PROBLEM | Give every line from the entries that contains "matplotlib".
------------------------------------------------
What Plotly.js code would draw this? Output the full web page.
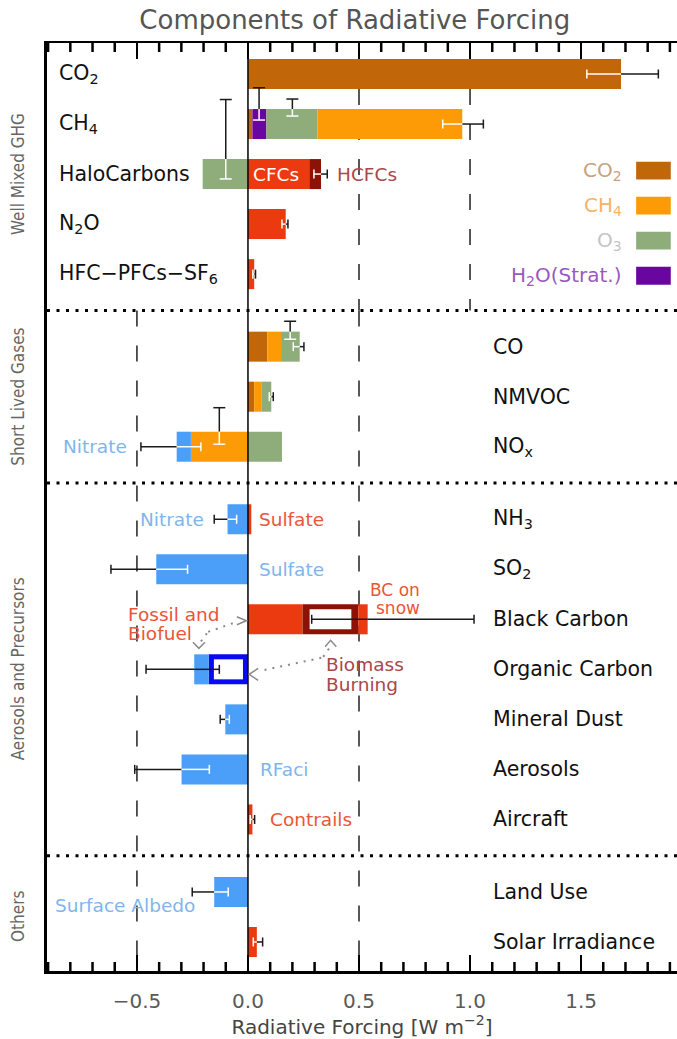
<!DOCTYPE html>
<html><head><meta charset="utf-8">
<script src="https://cdn.plot.ly/plotly-3.0.1.min.js"></script>
<style>html,body{margin:0;padding:0;background:#fff}</style>
</head><body><div id="chart" style="width:677px;height:1039px"></div>
<script>
// ---------- DATA ----------
const categories = ["CO<sub>2</sub>","CH<sub>4</sub>","HaloCarbons","N<sub>2</sub>O","HFC−PFCs−SF<sub>6</sub>","CO","NMVOC","NO<sub>x</sub>","NH<sub>3</sub>","SO<sub>2</sub>","Black Carbon","Organic Carbon","Mineral Dust","Aerosols","Aircraft","Land Use","Solar Irradiance"];
const groupOf = [0,0,0,0,0,1,1,1,2,2,2,2,2,2,2,3,3];
const groupNames = ["Well Mixed GHG","Short Lived Gases","Aerosols and Precursors","Others"];
// component forcings (W m-2), one value per category
const co2Part   = [1.68,0.02,0,0,0,0.087,0.028,0,0,0,0,0,0,0,0,0,0];
const h2oPart   = [0,0.063,0,0,0,0,0,0,0,0,0,0,0,0,0,0,0];
const o3Part    = [0,0.23,-0.204,0,0,0.084,0.045,0.153,0,0,0,0,0,0,0,0,0];
const ch4Part   = [0,0.652,0,0,0,0.062,0.032,-0.257,0,0,0,0,0,0,0,0,0];
const redPart   = [0,0,0.276,0.17,0.028,0,0,0,0.015,0,0.246,0,0,0,0.02,0,0.04];
const hcfcPart  = [0,0,0.053,0,0,0,0,0,0,0,0,0,0,0,0,0,0];
const bcBiomass = [0,0,0,0,0,0,0,0,0,0,0.251,0,0,0,0,0,0];
const bcSnow    = [0,0,0,0,0,0,0,0,0,0,0.042,0,0,0,0,0,0];
const ocBiomass = [0,0,0,0,0,0,0,0,0,0,0,-0.176,0,0,0,0,0];
const bluePart  = [0,0,0,0,0,0,0,-0.064,-0.092,-0.413,0,-0.066,-0.102,-0.299,0,-0.152,0];
// total uncertainty ranges
const errLo = [1.526,0.877,0.297,0.153,0.022,0.204,0.096,-0.482,-0.152,-0.617,0.287,-0.459,-0.125,-0.51,0.01,-0.251,0.024];
const errHi = [1.848,1.06,0.357,0.18,0.034,0.252,0.114,-0.212,-0.051,-0.272,1.018,-0.129,-0.084,-0.174,0.03,-0.089,0.066];
const errAllBlack = ["Black Carbon","Organic Carbon"];
// component uncertainty marks (drawn vertically)
const o3ErrCat = ["CH<sub>4</sub>","CH<sub>4</sub>","HaloCarbons","CO","NO<sub>x</sub>"];
const o3ErrX = [0.05,0.20,-0.10,0.19,-0.129];
const o3ErrTop = [-0.726,-0.5,-1.49,-0.508,-0.78];
const o3ErrBottom = [-0.08,-0.16,0.097,-0.148,-0.05];
const o3InnerRows = ["CH<sub>4</sub>"];
const tickVals = [-0.5,0,0.5,1,1.5];
const tickText = ["−0.5","0.0","0.5","1.0","1.5"];
const legendNames = ["CO<sub>2</sub>","CH<sub>4</sub>","O<sub>3</sub>","H<sub>2</sub>O(Strat.)"];

// ---------- LAYOUT / STYLE ----------
const FONT = "DejaVu Sans";
const GAP = 0.45, BARW = 0.6, CAP = 0.09, CAPX = 0.027;
const PXX = 222.07, PXY = 50.03;
const yPos = categories.map((c,i)=> i + groupOf[i]*GAP);
const Y0 = -0.62, Y1 = 17.93, XMIN = -0.905, XMAX = 1.932;
const minorVals = [];
for (let k = Math.ceil(XMIN*10); k <= Math.floor(XMAX*10); k++) if (Math.abs(k) % 5 !== 0) minorVals.push(k/10);
const series = {co2:co2Part,h2o:h2oPart,o3:o3Part,ch4:ch4Part,red:redPart,hcfc:hcfcPart,bcBio:bcBiomass,snow:bcSnow,ocBio:ocBiomass,blue:bluePart};
const colors = {co2:"#C2660A",h2o:"#6A06A0",o3:"#8FAD7B",ch4:"#FC9B05",red:"#EC3A10",hcfc:"#8C1208",bcBio:"#8C1208",snow:"#EC3A10",ocBio:"#0A0AF0",blue:"#4C9FF8"};
const posOrderA = ["co2","h2o","ch4","o3","red","bcBio","hcfc","snow"];
const posOrderB = ["co2","h2o","o3","ch4"];
const negOrder = ["o3","ch4","ocBio","blue"];
const bases = {}; Object.keys(series).forEach(k=>bases[k]=categories.map(()=>0));
const posTot = [], negTot = [];
categories.forEach((c,i)=>{
  let p=0, n=0;
  const po = o3InnerRows.includes(c) ? posOrderB : posOrderA;
  po.forEach(k=>{ const v=series[k][i]; if(v>0){bases[k][i]=p; p+=v;} });
  negOrder.forEach(k=>{ const v=series[k][i]; if(v<0){bases[k][i]=n; n+=v;} });
  posTot.push(p); negTot.push(n);
});
const traces = [];
Object.keys(series).forEach(k=>{
  const idx = categories.map((c,i)=>i).filter(i=>series[k][i]!==0);
  traces.push({type:'bar',orientation:'h',y:idx.map(i=>yPos[i]),x:idx.map(i=>series[k][i]),
    base:idx.map(i=>bases[k][i]),width:BARW,marker:{color:colors[k],line:{width:0}},hoverinfo:'skip',showlegend:false});
});
// hollow interiors of the biomass boxes
const hollow = {bcBio:{bx:7,by:5},ocBio:{bx:5,by:5}};
Object.keys(hollow).forEach(k=>{
  const idx = categories.map((c,i)=>i).filter(i=>series[k][i]!==0);
  const ix = hollow[k].bx/PXX, iy = hollow[k].by/PXY;
  traces.push({type:'bar',orientation:'h',y:idx.map(i=>yPos[i]),
    x:idx.map(i=>Math.abs(series[k][i])-2*ix),
    base:idx.map(i=>Math.min(bases[k][i],bases[k][i]+series[k][i])+ix),
    width:BARW-2*iy,marker:{color:'#ffffff',line:{width:0}},hoverinfo:'skip',showlegend:false});
});
// error bars
const W={x:[],y:[]}, K={x:[],y:[]};
function seg(t,x0,y0,x1,y1){t.x.push(x0,x1,null);t.y.push(y0,y1,null);}
categories.forEach((c,i)=>{
  const lo=errLo[i], hi=errHi[i]; if(lo==null) return;
  const y=yPos[i];
  const tot = (lo+hi)>=0 ? posTot[i] : negTot[i];
  const a=Math.min(0,tot), b=Math.max(0,tot);
  const white = !errAllBlack.includes(c);
  const inside = x => white && x>=a-1e-9 && x<=b+1e-9;
  const pts=[lo]; if(tot>lo && tot<hi) pts.push(tot); pts.push(hi);
  for(let j=0;j<pts.length-1;j++){ const m=(pts[j]+pts[j+1])/2; seg(inside(m)?W:K,pts[j],y,pts[j+1],y); }
  seg(inside(lo)?W:K,lo,y-CAP,lo,y+CAP);
  seg(inside(hi)?W:K,hi,y-CAP,hi,y+CAP);
});
o3ErrCat.forEach((c,j)=>{
  const i=categories.indexOf(c), yc=yPos[i], x=o3ErrX[j];
  const top=yc+o3ErrTop[j], bot=yc+o3ErrBottom[j], edge=yc-BARW/2;
  seg(K,x,top,x,Math.min(bot,edge));
  if(bot>edge) seg(W,x,edge,x,bot);
  seg(K,x-CAPX,top,x+CAPX,top);
  seg(bot>edge?W:K,x-CAPX,bot,x+CAPX,bot);
});
traces.push({type:'scatter',mode:'lines',x:K.x,y:K.y,line:{color:'#1a1a1a',width:1.5},hoverinfo:'skip',showlegend:false,connectgaps:false});
traces.push({type:'scatter',mode:'lines',x:W.x,y:W.y,line:{color:'#ffffff',width:1.5},hoverinfo:'skip',showlegend:false,connectgaps:false});
// minor ticks (top and bottom, pointing inwards)
const MT = 9/PXY, TK={x:[],y:[]};
minorVals.forEach(v=>{ seg(TK,v,Y1,v,Y1-MT); seg(TK,v,Y0,v,Y0+MT); });
traces.push({type:'scatter',mode:'lines',x:TK.x,y:TK.y,line:{color:'#000',width:2.5},hoverinfo:'skip',showlegend:false,connectgaps:false,cliponaxis:false});

// shapes
const shapes=[];
const seps=[];
for(let g=1;g<groupNames.length;g++){
  const last=Math.max(...categories.map((c,i)=>groupOf[i]===g-1?i:-1));
  const first=categories.findIndex((c,i)=>groupOf[i]===g);
  seps.push((yPos[last]+yPos[first])/2);
}
seps.forEach(s=>shapes.push({type:'line',xref:'paper',yref:'y',x0:0,x1:1,y0:s,y1:s,line:{color:'#000',width:3,dash:'3px,6.5px'},layer:'below'}));
const dashStyle={color:'#222',width:1.5,dash:'16px,19px'};
[0.5,1.0].forEach(v=>shapes.push({type:'line',xref:'x',yref:'y',x0:v,x1:v,y0:yPos[0]+BARW/2,y1:seps[0],line:dashStyle,layer:'below'}));
[-0.5,0.5].forEach(v=>shapes.push({type:'line',xref:'x',yref:'y',x0:v,x1:v,y0:seps[0],y1:Y1,line:dashStyle,layer:'below'}));
shapes.push({type:'line',xref:'x',yref:'y',x0:0,x1:0,y0:Y0,y1:Y1,line:{color:'#000',width:1.5},layer:'above'});
// legend boxes
const legColors=[colors.co2,colors.ch4,colors.o3,colors.h2o];
const legTextColors=["#C9A27E","#F7B364","#C4C4C4","#9B59C0"];
const LEGTOP=1.754, LEGSTEP=0.7, LEGH=0.356;
legColors.forEach((col,k)=>shapes.push({type:'rect',xref:'x',yref:'y',x0:1.748,x1:1.904,y0:LEGTOP+k*LEGSTEP,y1:LEGTOP+k*LEGSTEP+LEGH,fillcolor:col,line:{width:0}}));
// dotted arrows
const arrowLine={color:'#8a8a8a',width:2,dash:'2px,6px'};
const arrowHead={color:'#8a8a8a',width:1.5};
[[-0.179,11.15,-0.05,10.95],[-0.185,11.18,-0.215,11.36],[0.339,11.65,0.372,11.44],[0.33,11.67,0.055,11.93]].forEach(a=>
  shapes.push({type:'line',xref:'x',yref:'y',x0:a[0],y0:a[1],x1:a[2],y1:a[3],line:arrowLine}));
["M -0.05 10.85 L -0.007 10.93 L -0.05 11.01","M -0.248 11.36 L -0.221 11.48 L -0.194 11.36",
 "M 0.347 11.45 L 0.372 11.32 L 0.398 11.45","M 0.046 11.88 L 0.005 12.0 L 0.046 12.12"].forEach(p=>
  shapes.push({type:'path',xref:'x',yref:'y',path:p,line:arrowHead}));

// annotations
const ann=[];
categories.forEach((c,i)=>{
  const left = groupOf[i]===0;
  ann.push({xref:'x',yref:'y',x:left?-0.858:1.096,y:yPos[i],text:c,showarrow:false,xanchor:'left',yanchor:'middle',
    font:{family:FONT,size:20.5,color:'#111'}});
});
groupNames.forEach((g,gi)=>{
  const ys=yPos.filter((y,i)=>groupOf[i]===gi);
  ann.push({xref:'paper',yref:'y',x:-0.046,y:(Math.min(...ys)+Math.max(...ys))/2,text:g,textangle:-90,showarrow:false,
    xanchor:'center',yanchor:'middle',font:{family:"Liberation Sans Narrow, DejaVu Sans Condensed, Liberation Sans",size:17,color:'#666'}});
});
const blueTxt="#7DB6EE", redTxt="#EA5538", dredTxt="#A84848";
const inLabels=[
  ["CFCs","HaloCarbons",0.018,0,"#ffffff","left",18.5],
  ["HCFCs","HaloCarbons",0.398,0,dredTxt,"left",18.5],
  ["Nitrate","NO<sub>x</sub>",-0.838,0,blueTxt,"left",18.5],
  ["Nitrate","NH<sub>3</sub>",-0.49,0,blueTxt,"left",18.5],
  ["Sulfate","NH<sub>3</sub>",0.043,0,redTxt,"left",18.5],
  ["Sulfate","SO<sub>2</sub>",0.043,0,blueTxt,"left",18.5],
  ["Fossil and","Black Carbon",-0.545,-0.1,redTxt,"left",18.5],
  ["Biofuel","Black Carbon",-0.545,0.28,redTxt,"left",18.5],
  ["BC on","Black Carbon",0.778,-0.58,redTxt,"right",17],
  ["snow","Black Carbon",0.778,-0.22,redTxt,"right",17],
  ["Biomass","Organic Carbon",0.348,-0.1,dredTxt,"left",18.5],
  ["Burning","Organic Carbon",0.348,0.3,dredTxt,"left",18.5],
  ["RFaci","Aerosols",0.048,0,blueTxt,"left",18.5],
  ["Contrails","Aircraft",0.093,0,redTxt,"left",18.5],
  ["Surface Albedo","Land Use",-0.872,0.27,blueTxt,"left",18.5]
];
inLabels.forEach(l=>{
  const i=categories.indexOf(l[1]);
  ann.push({xref:'x',yref:'y',x:l[2],y:yPos[i]+l[3],text:l[0],showarrow:false,xanchor:l[5],yanchor:'middle',
    borderpad:0,font:{family:FONT,size:l[6],color:l[4]}});
});
legendNames.forEach((n,k)=>ann.push({xref:'x',yref:'y',x:1.692,y:LEGTOP+k*LEGSTEP+LEGH/2,text:n,showarrow:false,xanchor:'right',yanchor:'middle',
  font:{family:FONT,size:20,color:legTextColors[k]}}));

const layout={
  width:677,height:1039,margin:{l:47,r:0,t:43,b:68},paper_bgcolor:'#fff',plot_bgcolor:'#fff',
  barmode:'overlay',showlegend:false,
  title:{text:"Components of Radiative Forcing",font:{family:FONT,size:26,color:'#555'},x:0.524,xref:'container',xanchor:'center',y:1-20/1039,yref:'container',yanchor:'middle'},
  xaxis:{range:[XMIN,XMAX],showgrid:false,zeroline:false,showline:true,linecolor:'#000',linewidth:2.5,mirror:'allticks',
    ticks:'inside',ticklen:16,tickwidth:2.5,tickcolor:'#000',tickmode:'array',tickvals:tickVals,ticktext:tickText,
    tickfont:{family:FONT,size:20,color:'#5a5a5a'},ticklabelstandoff:10,
    title:{text:"Radiative Forcing [W m<sup>−2</sup>]",font:{family:FONT,size:20,color:'#444'},standoff:6},fixedrange:true},
  yaxis:{range:[Y1,Y0],showgrid:false,zeroline:false,showline:true,linecolor:'#000',linewidth:3,ticks:'',showticklabels:false,fixedrange:true},
  shapes:shapes,annotations:ann
};
Plotly.newPlot('chart',traces,layout,{displayModeBar:false,staticPlot:true});
</script></body></html>
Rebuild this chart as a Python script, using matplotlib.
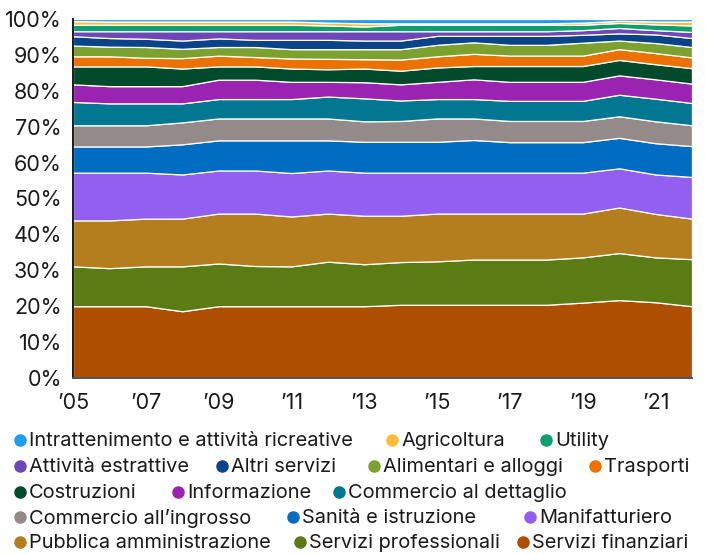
import numpy as np
import matplotlib
matplotlib.use("Agg")
import matplotlib.pyplot as plt
from matplotlib.lines import Line2D
from matplotlib.ticker import FuncFormatter, MultipleLocator

plt.rcParams["font.family"] = ["Inter", "DejaVu Sans"]

# Years covered by the series
years = list(range(2005, 2023))

# Share of each sector (percent), bottom of the stack first
servizi_finanziari = [20.0, 20.0, 20.0, 18.6, 20.0, 20.0, 20.0, 20.0, 20.0, 20.4, 20.4, 20.4, 20.4, 20.4, 21.0, 21.7, 21.1, 20.0]
servizi_professionali = [11.1, 10.6, 11.1, 12.5, 11.9, 11.2, 11.1, 12.4, 11.7, 11.9, 12.1, 12.6, 12.6, 12.6, 12.6, 13.1, 12.5, 13.1]
pubblica_amministrazione = [12.8, 13.3, 13.3, 13.3, 13.9, 14.6, 13.9, 13.4, 13.5, 12.9, 13.3, 12.8, 12.8, 12.8, 12.2, 12.7, 12.1, 11.3]
manifatturiero = [13.3, 13.3, 12.8, 12.3, 12.0, 12.0, 12.1, 12.0, 12.0, 12.0, 11.4, 11.4, 11.4, 11.4, 11.4, 10.9, 11.0, 11.6]
sanita_istruzione = [7.3, 7.3, 7.3, 8.4, 8.4, 8.4, 9.1, 8.4, 8.6, 8.6, 8.6, 9.1, 8.5, 8.5, 8.5, 8.5, 8.7, 8.6]
commercio_ingrosso = [5.9, 5.9, 5.9, 6.1, 6.1, 6.1, 6.1, 6.1, 5.7, 5.8, 6.5, 6.0, 5.9, 5.9, 5.9, 6.0, 6.1, 5.8]
commercio_dettaglio = [6.5, 6.1, 6.1, 5.3, 5.4, 5.4, 5.4, 6.1, 6.4, 5.7, 5.4, 5.4, 5.6, 5.6, 5.6, 6.0, 6.3, 6.2]
informazione = [4.9, 4.8, 4.8, 4.8, 5.4, 5.4, 4.8, 4.1, 4.5, 4.5, 4.8, 5.5, 5.3, 5.3, 5.3, 5.4, 5.4, 5.4]
costruzioni = [5.0, 5.5, 5.5, 4.9, 3.7, 3.7, 3.7, 3.5, 3.8, 3.8, 4.0, 3.7, 4.4, 4.4, 4.4, 4.3, 4.2, 4.3]
trasporti = [2.8, 2.8, 2.4, 2.9, 3.0, 2.6, 2.8, 2.9, 2.6, 3.1, 3.1, 3.4, 2.9, 2.9, 2.9, 3.0, 3.1, 3.0]
alimentari_alloggi = [3.0, 2.7, 3.0, 2.6, 2.4, 2.8, 2.6, 2.7, 2.8, 2.9, 3.2, 3.2, 3.0, 3.0, 3.6, 2.4, 2.8, 2.9]
altri_servizi = [2.6, 2.4, 2.3, 2.3, 2.4, 2.0, 2.6, 2.6, 2.4, 2.4, 2.5, 1.8, 2.5, 2.5, 2.2, 2.0, 2.4, 2.5]
attivita_estrattive = [1.4, 1.9, 2.1, 2.6, 2.0, 2.4, 2.4, 2.4, 2.6, 2.6, 1.3, 1.3, 1.3, 1.3, 1.3, 1.5, 1.2, 1.7]
utility = [1.8, 1.8, 1.8, 1.8, 1.8, 1.8, 1.8, 1.6, 1.3, 1.8, 1.8, 1.8, 1.8, 1.8, 1.5, 1.4, 1.6, 1.8]
agricoltura = [1.0, 0.9, 0.9, 0.9, 0.9, 0.9, 0.9, 0.8, 0.9, 0.4, 0.4, 0.4, 0.4, 0.4, 0.6, 0.6, 0.8, 1.1]
intrattenimento = [0.6, 0.7, 0.7, 0.7, 0.7, 0.7, 0.7, 1.0, 1.2, 1.2, 1.2, 1.2, 1.2, 1.2, 1.0, 0.5, 0.7, 0.7]

sector_names = [
    "Servizi finanziari", "Servizi professionali", "Pubblica amministrazione",
    "Manifatturiero", "Sanità e istruzione", "Commercio all\u2019ingrosso",
    "Commercio al dettaglio", "Informazione", "Costruzioni", "Trasporti",
    "Alimentari e alloggi", "Altri servizi", "Attività estrattive", "Utility",
    "Agricoltura", "Intrattenimento e attività ricreative",
]
sector_colors = [
    "#ad4e00", "#5b7b15", "#b47e1e", "#935ff0", "#016dc2", "#938a89",
    "#027792", "#9b23b1", "#014a2c", "#ec7103", "#7da12f", "#0a4487",
    "#6f46b8", "#0e9f6e", "#fbbd3a", "#1f9cf0",
]
series = [
    servizi_finanziari, servizi_professionali, pubblica_amministrazione,
    manifatturiero, sanita_istruzione, commercio_ingrosso, commercio_dettaglio,
    informazione, costruzioni, trasporti, alimentari_alloggi, altri_servizi,
    attivita_estrattive, utility, agricoltura, intrattenimento,
]

# Normalise each year to a 100% total
values = np.array(series, dtype=float)
values = values / values.sum(axis=0) * 100

W, H = 705, 554
fig = plt.figure(figsize=(W / 100, H / 100), dpi=100)
ax = fig.add_axes([73 / W, 1 - 378 / H, (692 - 73) / W, (378 - 19) / H])

ax.stackplot(years, values, colors=sector_colors, edgecolor="white", linewidth=0.9)

ax.set_xlim(2005, 2022)
ax.set_ylim(0, 100)
ax.yaxis.set_major_locator(MultipleLocator(10))
ax.yaxis.set_major_formatter(FuncFormatter(lambda v, _: f"{v:.0f}%"))
ax.set_xticks(list(range(2005, 2023, 2)))
ax.set_xticklabels([f"\u2019{y % 100:02d}" for y in range(2005, 2023, 2)])
ax.tick_params(axis="both", length=0, labelsize=15.5, colors="#1a1a1a")
ax.tick_params(axis="y", pad=8)
ax.tick_params(axis="x", pad=11)
for side in ("top", "right"):
    ax.spines[side].set_visible(False)
ax.spines["left"].set_color("#1a1a1a")
ax.spines["left"].set_linewidth(1.4)
ax.spines["bottom"].set_color("#555555")
ax.spines["bottom"].set_linewidth(1.4)
ax.spines["left"].set_zorder(5)
ax.spines["bottom"].set_zorder(5)

# Legend laid out in rows, top layer listed first
legend_rows = [
    [("Intrattenimento e attività ricreative", 20), ("Agricoltura", 392), ("Utility", 546)],
    [("Attività estrattive", 20), ("Altri servizi", 222), ("Alimentari e alloggi", 374), ("Trasporti", 595)],
    [("Costruzioni", 20), ("Informazione", 178), ("Commercio al dettaglio", 339)],
    [("Commercio all\u2019ingrosso", 20), ("Sanità e istruzione", 293), ("Manifatturiero", 530)],
    [("Pubblica amministrazione", 20), ("Servizi professionali", 300), ("Servizi finanziari", 523)],
]
row_y = [440, 466, 492, 517, 542]
color_of = dict(zip(sector_names, sector_colors))
for row, yy in zip(legend_rows, row_y):
    for name, xx in row:
        fig.add_artist(Line2D([xx / W], [1 - yy / H], transform=fig.transFigure,
                              marker="o", markersize=8, color=color_of[name], linestyle="none"))
        fig.text((xx + 9) / W, 1 - (yy + 1) / H, name, fontsize=14.4, color="#1a1a1a",
                 va="center", ha="left")

fig.savefig("out.png", dpi=100)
------------------------------------------------
TASK ANSWER |
Rebuild this chart as a Python script, using matplotlib.
import matplotlib
matplotlib.use("Agg")
import matplotlib.pyplot as plt
from matplotlib.lines import Line2D
from matplotlib.ticker import FuncFormatter, MultipleLocator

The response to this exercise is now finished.